Most homes are currently FHA backed loans. In those cases you are playing two strong positions in negotiating the deal; the bank who wants to sell it 'as is', and the FHA lender who wants a home that is in livable condition.
This is why an experienced agent is important in this market. They can help negotiate to get you in to contract, and to address the FHA requirements that are bound to come after you are in contract.
First, in your initial offering you can most likely negotiate anything related to 'health and safety' to be paid for by the seller. These include the HVAC, and possibly the lighting fixtures or appliances. But remember, the seller is looking at the net proceeds that they are to receive from your offer vs. other offers submitted. You may have to increase your price to address these extra expenses.
After you're in contract, and items come up that the FHA wants repaired. You can request those repairs. The seller can agree to fix or they can refuse. If they refuse, we have been successful in increasing the purchase price to cover the repairs, and then having the seller fix them prior to escrow.

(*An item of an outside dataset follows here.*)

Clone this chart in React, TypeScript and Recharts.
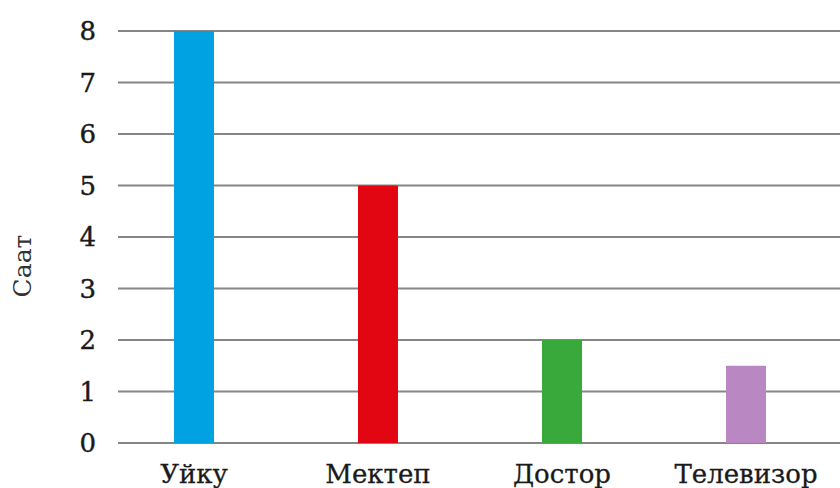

It's a real balancing act, being that most bank owned properties try to have you commit to a close of escrow date, or incur penalties-- and the FHA lender throws contingencies at the last minute. So you may have to rediscuss whether penalties will be incurred as delays come up from the FHA requests.
In your circumstances, it's worth a discussion between the listing agent and your buyer's agent to see how best to approach it. A seller is looking for the easiest close at the highest price. You are trying to get a good price on a home that meets your needs, but also addressing requirements of your lender.
Have patience and find a good negotiator. Good luck!